— BEGIN —
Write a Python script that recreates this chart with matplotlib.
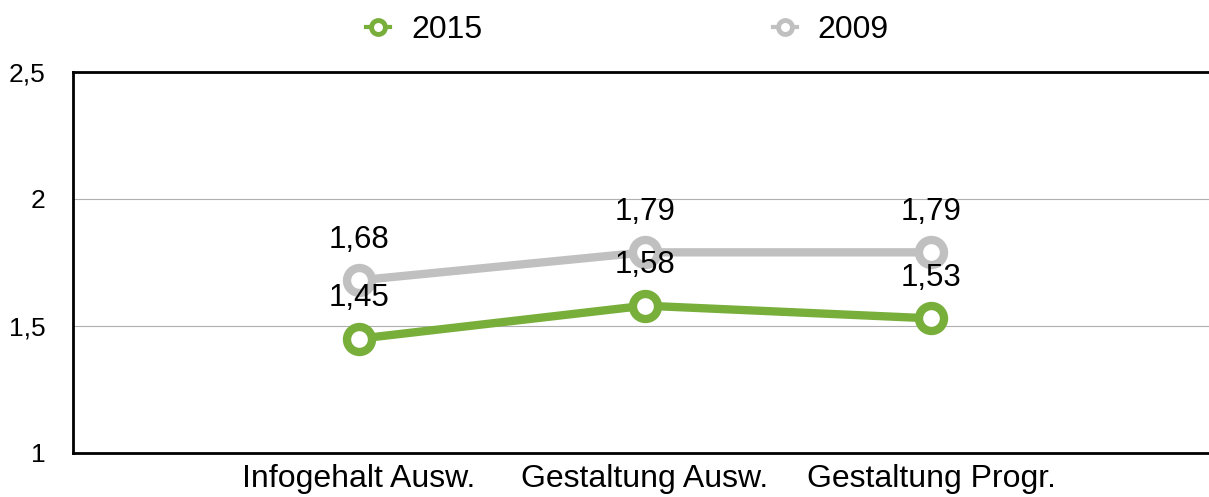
import matplotlib.pyplot as plt
from matplotlib.lines import Line2D

categories = ["Infogehalt Ausw.", "Gestaltung Ausw.", "Gestaltung Progr."]
values_2015 = [1.45, 1.58, 1.53]
values_2009 = [1.68, 1.79, 1.79]
y_ticks = [1, 1.5, 2, 2.5]

green = "#78AE3A"
gray = "#C0C0C0"

plt.rcParams["font.family"] = ["Liberation Sans", "DejaVu Sans"]

fig = plt.figure(figsize=(12.09, 4.97), dpi=100)
ax = fig.add_axes([73 / 1209, 44 / 497, 1144 / 1209, 381 / 497])

x = [1, 2, 3]
for vals, col, z in [(values_2009, gray, 3), (values_2015, green, 4)]:
    ax.plot(x, vals, color=col, lw=6, marker="o", ms=18, mew=6,
            mec=col, mfc="white", zorder=z, solid_capstyle="round")
    for xi, v in zip(x, vals):
        ax.annotate(f"{v:.2f}".replace(".", ","), (xi, v), xytext=(0, 29),
                    textcoords="offset points", ha="center", va="center",
                    fontsize=22.5, zorder=5)

ax.set_xlim(0, 4)
ax.set_ylim(1, 2.5)
ax.set_yticks(y_ticks)
ax.set_yticklabels([f"{t:g}".replace(".", ",") for t in y_ticks], fontsize=19)
ax.set_xticks(x)
ax.set_xticklabels(categories, fontsize=23)
ax.tick_params(length=0)
ax.tick_params(axis="y", pad=20)
ax.tick_params(axis="x", pad=8)
ax.yaxis.grid(True, color="#B0B0B0", lw=0.8)
ax.set_axisbelow(True)
for s in ["top", "left", "bottom"]:
    ax.spines[s].set_linewidth(2)
    ax.spines[s].set_color("black")
ax.spines["right"].set_visible(False)

handles = [
    Line2D([], [], color=green, lw=3, marker="o", ms=10, mew=3.5,
           mec=green, mfc="white"),
    Line2D([], [], color=gray, lw=3, marker="o", ms=10, mew=3.5,
           mec=gray, mfc="white"),
]
fig.legend(handles, ["2015", "2009"], loc="center", bbox_to_anchor=(0.519, 0.94),
           ncol=2, frameon=False, fontsize=23, handlelength=0.75,
           handletextpad=0.65, columnspacing=9.1)

fig.savefig("out.png", dpi=100)
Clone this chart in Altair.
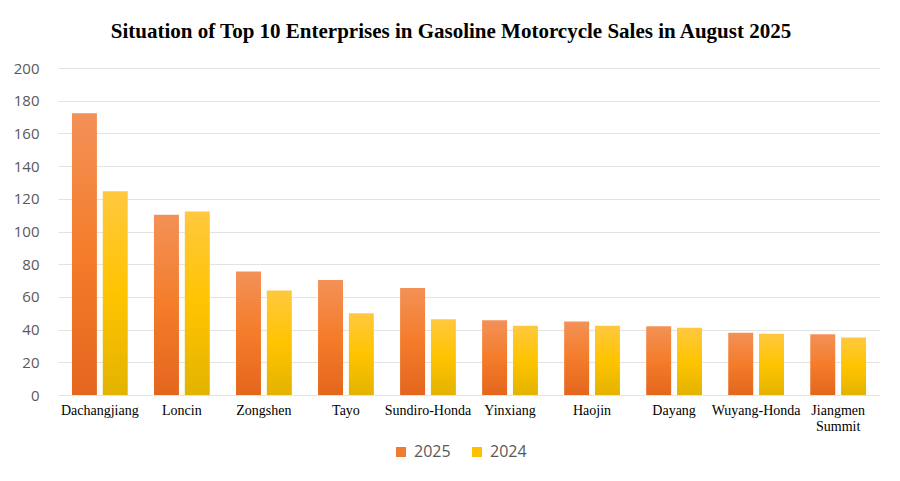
import altair as alt
import pandas as pd

companies = ["Dachangjiang", "Loncin", "Zongshen", "Tayo", "Sundiro-Honda",
             "Yinxiang", "Haojin", "Dayang", "Wuyang-Honda", "Jiangmen Summit"]
sales_2025 = [172.3, 110.2, 75.5, 70.4, 65.5, 45.7, 44.9, 42.0, 38.0, 37.1]
sales_2024 = [124.6, 112.3, 63.9, 50.0, 46.4, 42.4, 42.4, 41.2, 37.4, 35.1]
series = ["2025", "2024"]

rows = []
for c, a, b in zip(companies, sales_2025, sales_2024):
    rows.append({"company": c, "series": "2025", "value": a})
    rows.append({"company": c, "series": "2024", "value": b})
df = pd.DataFrame(rows)

grad_orange = alt.Gradient(
    gradient="linear", x1=0, x2=0, y1=0, y2=1,
    stops=[alt.GradientStop(color="#F39157", offset=0),
           alt.GradientStop(color="#F47C2A", offset=0.5),
           alt.GradientStop(color="#E4661E", offset=1)])
grad_yellow = alt.Gradient(
    gradient="linear", x1=0, x2=0, y1=0, y2=1,
    stops=[alt.GradientStop(color="#FFC83F", offset=0),
           alt.GradientStop(color="#FFC400", offset=0.5),
           alt.GradientStop(color="#E3B300", offset=1)])

x_enc = alt.X("company:N", sort=companies,
              scale=alt.Scale(paddingInner=0.32, paddingOuter=0.17),
              axis=alt.Axis(title=None, labelAngle=0, domain=False, ticks=False,
                            grid=False,
                            labelFont="Liberation Serif", labelFontSize=14,
                            labelColor="#000000", labelPadding=8,
                            labelLineHeight=16,
                            labelExpr="datum.label == 'Jiangmen Summit' ? ['Jiangmen', 'Summit'] : datum.label"))
y_enc = alt.Y("value:Q", scale=alt.Scale(domain=[0, 200]),
              axis=alt.Axis(title=None, values=list(range(0, 201, 20)),
                            domain=False, ticks=False, gridColor="#E3E3E3",
                            gridWidth=1, labelFont="Open Sans", labelFontSize=15,
                            labelColor="#595959", labelPadding=19))
xo = alt.XOffset("series:N", sort=series,
                 scale=alt.Scale(domain=series, paddingInner=0.19))

base = alt.Chart(df)
bars25 = base.transform_filter("datum.series == '2025'").mark_bar(
    fill=grad_orange).encode(x=x_enc, y=y_enc, xOffset=xo)
bars24 = base.transform_filter("datum.series == '2024'").mark_bar(
    fill=grad_yellow).encode(x=x_enc, y=y_enc, xOffset=xo)

legend_layer = base.mark_square(opacity=0, size=0).encode(
    x=x_enc, y=y_enc,
    color=alt.Color("series:N", sort=series,
                    scale=alt.Scale(domain=series, range=["#ED7D31", "#FFC000"]),
                    legend=alt.Legend(title=None, orient="none", direction="horizontal",
                                      legendX=335, legendY=376, symbolType="square",
                                      symbolSize=100, symbolOpacity=1,
                                      symbolStrokeWidth=0, columnPadding=18,
                                      labelFont="Open Sans", labelFontSize=16,
                                      labelColor="#595959", labelOffset=5)))

chart = alt.layer(bars25, bars24, legend_layer).properties(
    width=822, height=327,
    autosize=alt.AutoSizeParams(type="none"),
    padding={"left": 50, "top": 60, "right": 12, "bottom": 70},
    title=alt.TitleParams(
        "Situation of Top 10 Enterprises in Gasoline Motorcycle Sales in August 2025",
        font="Liberation Serif", fontSize=21, fontWeight="bold", color="#000000",
        anchor="middle", dx=-18, offset=19),
).configure(background="#FFFFFF").configure_view(strokeWidth=0, stroke="transparent")

chart.save("out.html", embed_options={"renderer": "svg", "actions": False})
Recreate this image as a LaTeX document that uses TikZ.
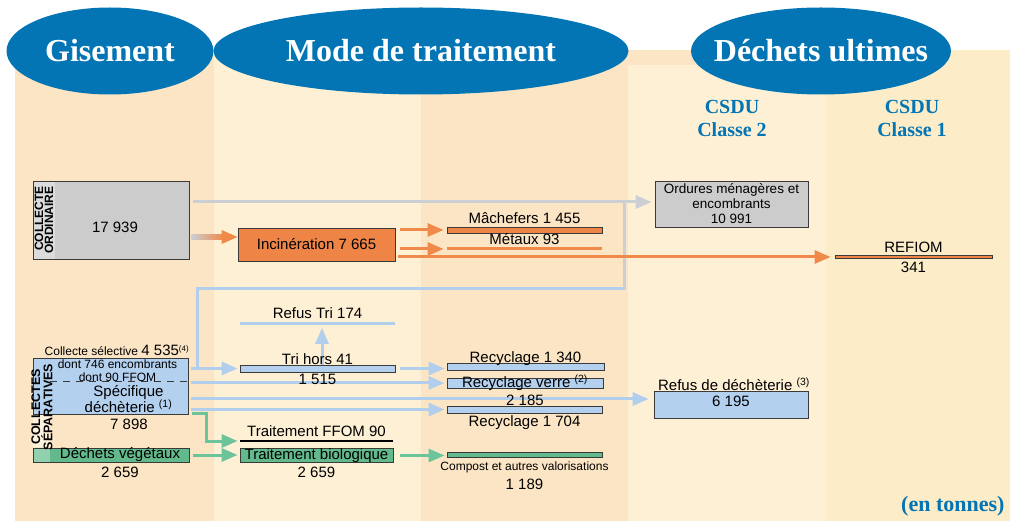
\documentclass[tikz,border=0pt]{standalone}
\usepackage{fontspec}
\setmainfont{Liberation Sans}
\newfontfamily\headfont{Liberation Serif}
\usetikzlibrary{arrows.meta, positioning, shapes.geometric}

\definecolor{headblue}{HTML}{0375B4}
\definecolor{colpeach}{HTML}{FCE5C5}
\definecolor{colcream}{HTML}{FEF0D5}
\definecolor{colsand}{HTML}{FCECC8}
\definecolor{boxgray}{HTML}{CCCCCC}
\definecolor{stripgray}{HTML}{DCDCDC}
\definecolor{lnkgray}{HTML}{CBCED3}
\definecolor{incorange}{HTML}{EE8547}
\definecolor{lnkorange}{HTML}{F08A4B}
\definecolor{boxblue}{HTML}{B3D0EE}
\definecolor{lnkblue}{HTML}{B1CEEC}
\definecolor{boxgreen}{HTML}{62B98C}
\definecolor{stripgreen}{HTML}{92D1B0}
\definecolor{lnkgreen}{HTML}{6CC49A}
\definecolor{stripcream}{HTML}{FDF2DC}
\definecolor{bardark}{HTML}{3A3A3A}

\tikzset{
  flow arrow/.style={
    >={Triangle[length=16pt,width=13pt]}, % arrow tip style
    line width=3pt,                        % connector thickness
  },
  headell/.style={ellipse, fill=headblue, inner sep=0pt, minimum height=87pt},
  headtxt/.style={text=white, inner sep=0pt, font=\headfont\bfseries\fontsize{32}{32}\selectfont},
  csdu/.style={align=center, text=headblue, inner sep=0pt, font=\headfont\bfseries\fontsize{20}{23}\selectfont},
  box/.style={draw=bardark, line width=0.8pt, inner sep=0pt},
  flowbar/.style={box, minimum width=155pt},
  lbl/.style={inner sep=0pt, font=\fontsize{15}{16}\selectfont},
  smalllbl/.style={inner sep=0pt, font=\fontsize{12}{13}\selectfont},
  vlbl/.style={inner sep=0pt, rotate=90, font=\bfseries\fontsize{12}{10}\selectfont},
}

\begin{document}
\begin{tikzpicture}[x=1pt, y=-1pt, flow arrow]
  \useasboundingbox (0,0) rectangle (1010,521);

  % Columns
  \fill[colpeach] (15,55) rectangle (214,521);
  \fill[colcream] (214,55) rectangle (421,521);
  \fill[colpeach] (421,55) rectangle (628,521);
  \fill[colpeach] (628,50) rectangle (826,65);
  \fill[colcream] (628,65) rectangle (826,521);
  \fill[colsand] (826,50) rectangle (1010,521);

  % Headers
  \node[headell, minimum width=207pt, label={[headtxt]center:Gisement}] (gis) at (110,51) {};
  \node[headell, minimum width=415pt, label={[headtxt]center:Mode de traitement}] (mode) at (421,51) {};
  \node[headell, minimum width=260pt, label={[headtxt]center:Déchets ultimes}] (ult) at (821,51) {};
  \node[csdu] (cl2) at (732,118) {CSDU\\Classe 2};
  \node[csdu] (cl1) at (912,118) {CSDU\\Classe 1};
  \node[headtxt, text=headblue, font=\headfont\bfseries\fontsize{22}{22}\selectfont, anchor=east] (unit) at (1006,506) {(en tonnes)};

  % Boxes
  \node[box, fill=boxgray, minimum width=156pt, minimum height=78pt,
    path picture={\fill[stripgray] (path picture bounding box.north west) rectangle ([xshift=22pt]path picture bounding box.south west);}] (ordi) at (111,220) {};
  \node[box, fill=incorange, lbl, minimum width=157pt, minimum height=33pt] (inc) at (316.5,244.5) {Incinération 7 665};
  \node[box, fill=boxgray, align=center, minimum width=153pt, minimum height=46pt,
    font=\fontsize{13.5}{15}\selectfont] (omr) at (731.5,204) {Ordures ménagères et\\encombrants\\10 991};
  \node[flowbar, fill=incorange, minimum height=6pt] (mach) at (524.5,230) {};
  \node[flowbar, draw=none, fill=lnkorange, minimum height=3pt] (metx) at (524.5,249) {};
  \node[flowbar, fill=incorange, minimum width=157pt, minimum height=3pt] (refiom) at (913.5,257) {};

  \node[box, fill=boxblue, minimum width=155pt, minimum height=56pt] (sel) at (110.5,386) {};
  \node[box, fill=boxgreen, minimum width=156pt, minimum height=14pt,
    path picture={\fill[stripgreen] (path picture bounding box.north west) rectangle ([xshift=17pt]path picture bounding box.south west);}] (vege) at (111,455) {};
  \fill[stripcream] ([shift={(0.4pt,-0.4pt)}]sel.south west) rectangle ([shift={(17pt,0.4pt)}]vege.north west);
  \draw[bardark, line width=0.8pt, dash pattern=on 7pt off 6pt] ([xshift=17pt]sel.west |- 0,381) -- (sel.east |- 0,381);

  \node[flowbar, fill=boxblue, minimum height=7pt] (tri) at (317.5,368.5) {};
  \node[flowbar, draw=none, fill=lnkblue, minimum height=3pt] (rtri) at (317.5,324) {};
  \node[flowbar, fill=boxblue, minimum width=157pt, minimum height=7pt] (rec1) at (525.5,366.5) {};
  \node[flowbar, fill=boxblue, minimum width=156pt, minimum height=10pt] (verre) at (525,383) {};
  \node[flowbar, fill=boxblue, minimum height=7pt] (rec2) at (524.5,409.5) {};
  \node[box, fill=boxblue, minimum width=154pt, minimum height=27pt] (rdech) at (731,404.5) {};

  \node[flowbar, draw=none, fill=black, minimum width=153pt, minimum height=2pt] (ffom) at (316.5,441) {};
  \node[box, fill=boxgreen, lbl, minimum width=153pt, minimum height=13pt] (bio) at (316.5,455.5) {Traitement biologique};
  \node[flowbar, fill=boxgreen, minimum height=5pt] (comp) at (524.5,454.5) {};

  % Connectors
  \coordinate (omrin) at ([yshift=2pt]omr.west);
  \coordinate (incin) at ([yshift=7.5pt]inc.west);
  \coordinate (incout) at (ordi.east |- incin);
  \coordinate (selout) at (sel.east |- tri.west);
  \coordinate (rdin) at ([yshift=5.5pt]rdech.west);
  \coordinate (jog) at (624,289);

  \draw[lnkblue] ([xshift=9pt]selout) |- (jog);
  \draw[lnkgray, line cap=rect] (jog) -- (jog |- omrin);
  \draw[lnkgray, ->, shorten <=4pt, shorten >=3pt] (ordi.east |- omrin) -- (omrin);
  \shade[left color=lnkgray, right color=lnkorange] ([shift={(2pt,2.25pt)}]incout) rectangle ([shift={(-15pt,-2.25pt)}]incin);
  \fill[lnkorange] (incin) -- ++(-16,-7) -- ++(0,14) -- cycle;

  \draw[lnkorange, ->, shorten <=5pt, shorten >=3pt] (inc.east |- mach.west) -- (mach.west);
  \draw[lnkorange, ->, shorten <=5pt, shorten >=3pt] (inc.east |- metx.west) -- (metx.west);
  \draw[lnkorange, ->, shorten <=3pt, shorten >=4pt] (inc.east |- refiom.west) -- (refiom.west);

  \draw[lnkblue, ->, shorten <=3pt, shorten >=2pt] (selout) -- (tri.west);
  \draw[lnkblue, ->, shorten >=2pt] ([xshift=4.5pt]tri.north) -- ([xshift=4.5pt]rtri.south);
  \draw[lnkblue, ->, shorten <=5pt, shorten >=2pt] (tri.east) -- (tri.east -| rec1.west);
  \draw[lnkblue, ->, shorten <=3pt, shorten >=2pt] (sel.east |- verre.west) -- (verre.west);
  \draw[lnkblue, ->, shorten <=3pt, shorten >=5pt] (sel.east |- rdin) -- (rdin);
  \draw[lnkblue, ->, shorten <=3pt, shorten >=2pt] (sel.east |- rec2.west) -- (rec2.west);

  \draw[lnkgreen, ->, shorten >=2pt] ([shift={(4pt,1pt)}]sel.south east) -| ([xshift=-33pt]ffom.west) -- (ffom.west);
  \draw[lnkgreen, ->, shorten <=4pt, shorten >=2pt] (vege.east) -- (vege.east -| bio.west);
  \draw[lnkgreen, ->, shorten <=7pt, shorten >=2pt] (bio.east) -- (bio.east -| comp.west);

  % Labels
  \node[vlbl, align=right] (ordicap) at (44,220) {COLLECTE\\ORDINAIRE};
  \node[lbl] (ordival) at (115,227.5) {17 939};
  \node[lbl, above=1pt of mach] (machlbl) {Mâchefers 1 455};
  \node[lbl, above=1pt of metx] (metlbl) {Métaux 93};
  \node[lbl, above=1pt of refiom] (reflbl) {REFIOM};
  \node[lbl, below=2pt of refiom] (refval) {341};

  \node[vlbl, align=center, font=\bfseries\fontsize{12.5}{9.5}\selectfont] (selcap) at (42,407) {COLLECTES\\SÉPARATIVES};
  \node[smalllbl, anchor=south] (selhead) at (117,357.5) {Collecte sélective {\fontsize{15}{16}\selectfont 4 535}\textsuperscript{(4)}};
  \node[smalllbl] (enc) at (117.5,364) {dont 746 encombrants};
  \node[smalllbl] (ffomin) at (117.5,377) {dont 90 FFOM};
  \node[lbl, align=center] (spec) at (128.5,399) {Spécifique\\déchèterie \textsuperscript{(1)}};
  \node[lbl] (selval) at (129,424) {7 898};
  \node[lbl] (vegelbl) at (120,455) {Déchets végétaux};
  \node[lbl, below=3pt of vege.south -| vegelbl] (vegeval) {2 659};

  \node[lbl, anchor=south] (trilbl) at ([yshift=-1.5pt]tri.north) {Tri hors 41};
  \node[lbl, below=0.5pt of tri] (trival) {1 515};
  \node[lbl, above=1.5pt of rtri] (rtrilbl) {Refus Tri 174};
  \node[lbl, anchor=base] (rec1lbl) at (rec1.north) {Recyclage 1 340};
  \node[lbl] (verrelbl) at (verre.center) {Recyclage verre \textsuperscript{(2)}};
  \node[lbl, below=5pt of verre] (verreval) {2 185};
  \node[lbl, below=1pt of rec2] (rec2lbl) {Recyclage 1 704};
  \node[lbl, anchor=base] (rdlbl) at ([xshift=3pt]rdech.north) {Refus de déchèterie \textsuperscript{(3)}};
  \node[lbl] (rdval) at ([yshift=3.5pt]rdech.center) {6 195};

  \node[lbl, above=1.5pt of ffom] (ffomlbl) {Traitement FFOM 90};
  \node[lbl, below=3pt of bio] (bioval) {2 659};
  \node[smalllbl, below=3pt of comp] (complbl) {Compost et autres valorisations};
  \node[lbl, below=3pt of complbl] (compval) {1 189};
\end{tikzpicture}
\end{document}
— END —
• [What the task asks]: Pictures are excluded. Repeat exactly the lines from the one containing "Clone this chart in Altair." to the one containing "df = pd.DataFrame(rows)", inclusive.

• [Full answer]:
Clone this chart in Altair.
import altair as alt
import pandas as pd

companies = ["Dachangjiang", "Loncin", "Zongshen", "Tayo", "Sundiro-Honda",
             "Yinxiang", "Haojin", "Dayang", "Wuyang-Honda", "Jiangmen Summit"]
sales_2025 = [172.3, 110.2, 75.5, 70.4, 65.5, 45.7, 44.9, 42.0, 38.0, 37.1]
sales_2024 = [124.6, 112.3, 63.9, 50.0, 46.4, 42.4, 42.4, 41.2, 37.4, 35.1]
series = ["2025", "2024"]

rows = []
for c, a, b in zip(companies, sales_2025, sales_2024):
    rows.append({"company": c, "series": "2025", "value": a})
    rows.append({"company": c, "series": "2024", "value": b})
df = pd.DataFrame(rows)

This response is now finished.